The members of the Association of Swiss Private Banks (ASPB) are Swiss private banks active mainly in private and institutional asset management, and regulated by the Federal Law on Banks and Savings Banks of 8 November 1934.
These private banks owe their reputation to the quality of their services, their flexibility, their capacity for innovation and their openness to the world. Simultaneously conservative and forward-looking, steeped in tradition and willing to question it, they are headed by individuals who are both bankers and entrepreneurs.
Four of the ASPB’s eight members meet the definition of a Swiss private banker and are also members of the Swiss Private Bankers Association, whose President is Grégoire Bordier, a partner of Bordier & Cie.
These private bankers are Bordier & Cie, E. Gutzwiller & Cie Banquiers, Rahn+Bodmer Co. and Reichmuth & Co.
Four remaining members of the Association – Bank Lombard Odier & Co Ltd, Mirabaud & Cie SA, Cité Gestion SA and Banque Pictet & Cie SA – are incorporated under Swiss law as companies limited by shares belonging to a limited stock partnership.
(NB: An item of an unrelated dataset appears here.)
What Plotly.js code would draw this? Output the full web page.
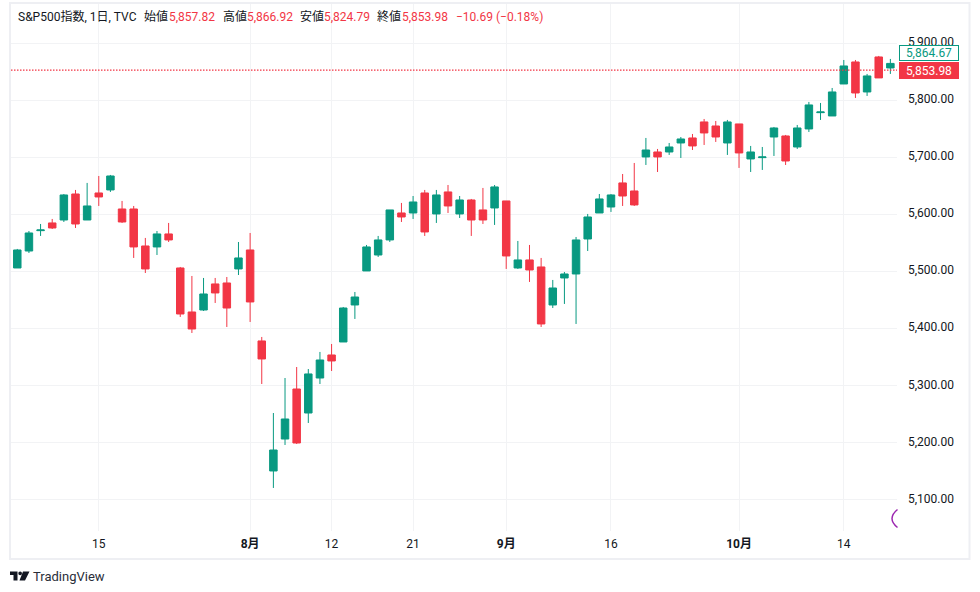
<!DOCTYPE html>
<html><head><meta charset="utf-8">
<script src="https://cdn.plot.ly/plotly-3.0.1.min.js"></script>
<style>html,body{margin:0;padding:0;background:#fff}#c{width:980px;height:592px}</style>
</head><body><div id="c"></div>
<script>
const dates = ["07-03","07-05","07-08","07-09","07-10","07-11","07-12","07-15","07-16","07-17","07-18","07-19","07-22","07-23","07-24","07-25","07-26","07-29","07-30","07-31",
"08-01","08-02","08-05","08-06","08-07","08-08","08-09","08-12","08-13","08-14","08-15","08-16","08-19","08-20","08-21","08-22","08-23","08-26","08-27","08-28","08-29","08-30",
"09-03","09-04","09-05","09-06","09-09","09-10","09-11","09-12","09-13","09-16","09-17","09-18","09-19","09-20","09-23","09-24","09-25","09-26","09-27","09-30",
"10-01","10-02","10-03","10-04","10-07","10-08","10-09","10-10","10-11","10-14","10-15","10-16","10-17","10-18"];
const open = [5505.8,5535.6,5571.3,5584.8,5590,5635.6,5590,5637.4,5642.7,5609.3,5609.3,5544.4,5542.7,5565.5,5505.8,5428.6,5432.1,5477.8,5479.5,5504.1,
5537.4,5377.8,5149.7,5205.8,5293.5,5251.4,5312.8,5353.2,5376,5440.9,5500.6,5528.6,5555,5602.3,5602.3,5637.4,5600.6,5639.2,5600.6,5625.1,5607.6,5611.1,
5623.4,5505.8,5519.9,5507.6,5440.9,5488.3,5495.3,5556.7,5602.3,5612.8,5655,5640.9,5700.6,5709.3,5709.3,5725.1,5733.9,5762,5754.9,5725.1,
5758.5,5697.1,5699.4,5735.6,5737.4,5718.1,5749.7,5778.3,5772.5,5828.6,5867.2,5814.6,5876,5856.7];
const high = [5539.2,5570.7,5583,5591.8,5635.6,5642.7,5655,5667.2,5669,5623.4,5614.6,5558.5,5570.7,5584.8,5507.6,5491.8,5488.3,5488.3,5490,5551.4,
5567.2,5384.8,5251.4,5312.8,5332.1,5328.6,5358.5,5372.5,5437.4,5463.7,5546.2,5562,5607.6,5619.9,5632.1,5642.7,5642.7,5651.4,5632.1,5626.9,5646.2,5651.4,
5623.4,5553.2,5546.2,5523.4,5484.8,5498.8,5560.2,5600.6,5635.6,5635.6,5670.7,5690,5733.9,5714.6,5725.1,5735.6,5740.9,5767.2,5763.7,5765.5,
5758.5,5719.9,5718.1,5753.2,5739.2,5756.7,5797.1,5795.3,5821.6,5870.7,5870.7,5846.2,5877.8,5872.5];
const low = [5505.8,5532.1,5562,5574.2,5586.5,5576,5590,5614.6,5639.2,5584.8,5523.4,5497,5528.6,5551.4,5419.9,5391.8,5430.4,5444.4,5402.3,5493.5,
5411.1,5302.3,5119.9,5195.3,5197.1,5233.9,5302.3,5325.1,5376,5416.4,5500.6,5525.1,5551.4,5586.5,5591.8,5562,5584.8,5602.3,5593.5,5562,5583,5581.3,
5504.1,5504.1,5481.3,5402.3,5435.6,5442.7,5407.6,5535.6,5602.3,5604.1,5614.6,5614.6,5686.5,5674.2,5704.1,5698.8,5712.8,5721.6,5726.9,5704.1,
5681.3,5674.2,5677.8,5702.3,5686.5,5714.6,5744.4,5765.5,5772.5,5828.6,5804.1,5807.6,5839.2,5846.2];
const close = [5537.4,5567.2,5572.5,5576,5633.9,5583,5614.6,5630.4,5667.2,5586.5,5542.7,5504.1,5565.5,5555,5425.1,5398.8,5460.2,5462,5435.6,5523.4,
5446.2,5346.2,5186.5,5240.9,5198.8,5319.9,5344.4,5342.7,5435.6,5454.9,5542.7,5555,5607.6,5595.3,5621.6,5569,5633.9,5614.6,5625.1,5590,5590,5648,
5526.9,5519.9,5502.3,5407.6,5470.7,5495.3,5555,5595.3,5626.9,5633.9,5632.1,5616.4,5712.8,5700.6,5718.1,5732.1,5719.9,5742.7,5735.6,5762,
5707.6,5709.3,5700.6,5751.4,5693.5,5751.4,5791.8,5779.5,5814.6,5860.2,5812.8,5842.7,5839.2,5864.67];
const priceTicks = [5100,5200,5300,5400,5500,5600,5700,5800,5900];
const priceLabels = ["5,100.00","5,200.00","5,300.00","5,400.00","5,500.00","5,600.00","5,700.00","5,800.00","5,900.00"];
const timeTicks = ["07-15","08-01","08-12","08-21","09-03","09-16","10-01","10-14"];
const timeLabels = ["15","<b>8月</b>","12","21","<b>9月</b>","16","<b>10月</b>","14"];
const lastPrice = 5864.67, markPrice = 5853.98;

const UP="#089981", DN="#F23645", INK="#131722", FRAME="#EEEFF3", GRID="#F2F3F5";
const FONT="Roboto, 'Noto Sans CJK JP', sans-serif";
const L=11,R=897,T=4,B=531,W=R-L,H=B-T;
const px=x=>(x-L)/W, py=y=>(B-y)/H;

const headerParts = [
 [18,"S&P500指数, 1日, TVC",INK],[144,"始値",INK],[169,"5,857.82",DN],[223,"高値",INK],[247,"5,866.92",DN],
 [300,"安値",INK],[324,"5,824.79",DN],[377,"終値",INK],[402,"5,853.98",DN],[456,"−10.69 (−0.18%)",DN]
];
const ann = headerParts.map(p=>({xref:'paper',yref:'paper',x:px(p[0]),y:py(17),xanchor:'left',yanchor:'middle',showarrow:false,text:p[1],
  font:{family:FONT,size:12,color:p[2]},borderpad:0,borderwidth:0}));
ann.push({xref:'paper',yref:'y',x:px(899),y:lastPrice,yshift:10,xanchor:'left',yanchor:'middle',showarrow:false,text:"5,864.67",
  font:{family:FONT,size:12,color:UP},bgcolor:"#fff",bordercolor:UP,borderwidth:1,borderpad:0,width:58,height:14});
ann.push({xref:'paper',yref:'y',x:px(899),y:markPrice,yshift:-1,xanchor:'left',yanchor:'middle',showarrow:false,text:"5,853.98",
  font:{family:FONT,size:12,color:"#fff"},bgcolor:DN,bordercolor:DN,borderwidth:1,borderpad:0,width:58,height:15});
ann.push({xref:'paper',yref:'paper',x:px(31),y:py(576),xanchor:'left',yanchor:'middle',showarrow:false,text:"TradingView",
  font:{family:FONT,size:13,color:"#2a2e39"}});

const P=(pts)=>pts.map((p,i)=>(i?'L':'M')+px(p[0]).toFixed(5)+','+py(p[1]).toFixed(5)).join(' ')+' Z';
const shapes=[
 {type:'line',xref:'paper',x0:0,x1:1,yref:'y',y0:markPrice-1.2,y1:markPrice-1.2,line:{color:DN,width:1.3,dash:'1.5px,1.5px'}},
 {type:'rect',xref:'paper',yref:'paper',x0:px(10),x1:px(969.5),y0:py(3),y1:py(559),line:{color:FRAME,width:2},fillcolor:'rgba(0,0,0,0)'},
 {type:'path',xref:'paper',yref:'paper',path:`M${px(897.5)},${py(509.5)} Q${px(886.5)},${py(518.5)} ${px(897.5)},${py(527.5)}`,line:{color:'#9C27B0',width:1.5},fillcolor:'rgba(0,0,0,0)'},
 {type:'path',xref:'paper',yref:'paper',path:P([[10,571.5],[17.5,571.5],[17.5,580.5],[13.5,580.5],[13.5,575],[10,575]]),fillcolor:INK,line:{width:0}},
 {type:'path',xref:'paper',yref:'paper',path:P([[23,571.5],[29.5,571.5],[25,580.5],[19.5,580.5]]),fillcolor:INK,line:{width:0}},
 {type:'circle',xref:'paper',yref:'paper',x0:px(18.3),x1:px(22),y0:py(571.5),y1:py(575.2),fillcolor:INK,line:{width:0}}
];

Plotly.newPlot('c',[{
  type:'candlestick',x:dates,open:open,high:high,low:low,close:close,
  increasing:{line:{color:UP,width:1},fillcolor:UP},
  decreasing:{line:{color:DN,width:1},fillcolor:DN},
  whiskerwidth:0,hoverinfo:'none'
}],{
  width:980,height:592,showlegend:false,boxgap:0.08,
  paper_bgcolor:'#fff',plot_bgcolor:'#fff',
  margin:{l:L,r:980-R,t:T,b:592-B,pad:0},
  font:{family:FONT,size:12,color:INK},
  xaxis:{type:'category',categoryorder:'array',categoryarray:dates,range:[-0.54,75.57],
    rangeslider:{visible:false},tickmode:'array',tickvals:timeTicks,ticktext:timeLabels,
    showgrid:true,gridcolor:GRID,gridwidth:1,zeroline:false,showline:false,ticks:'',ticklabelstandoff:4,
    tickfont:{family:FONT,size:12,color:INK},fixedrange:true},
  yaxis:{side:'right',range:[5044.4,5968.9],tickmode:'array',tickvals:priceTicks,ticktext:priceLabels,
    showgrid:true,gridcolor:GRID,gridwidth:1,zeroline:false,showline:false,ticks:'',ticklabelstandoff:10,ticklabelshift:-1,
    tickfont:{family:FONT,size:12,color:INK},fixedrange:true},
  annotations:ann,shapes:shapes
},{displayModeBar:false,staticPlot:true});
</script></body></html>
All members of the ASPB are privately owned and not publicly traded.
Private bankers
A REGISTERED TRADEMARK SINCE 1997
In Switzerland, the term “private banker” is strictly defined by the Federal law on banks. The particular legal status of private bankers is justified by the presence within their ranks of one or several partners with unlimited liability for the bank’s obligations.
A private banker is a bank that is structured as either an individually owned firm, a general partnership or a limited partnership. The private banker invests his own capital in his business.
In order to prevent persons or institutions that fail to meet this legal definition from improperly or abusively describing themselves as “private bankers”, in 1997, the Swiss Private Bankers Association registered the collective trademark “private banker” (in both its singular and plural form and in several languages) with the Swiss Federal Institute of Intellectual Property.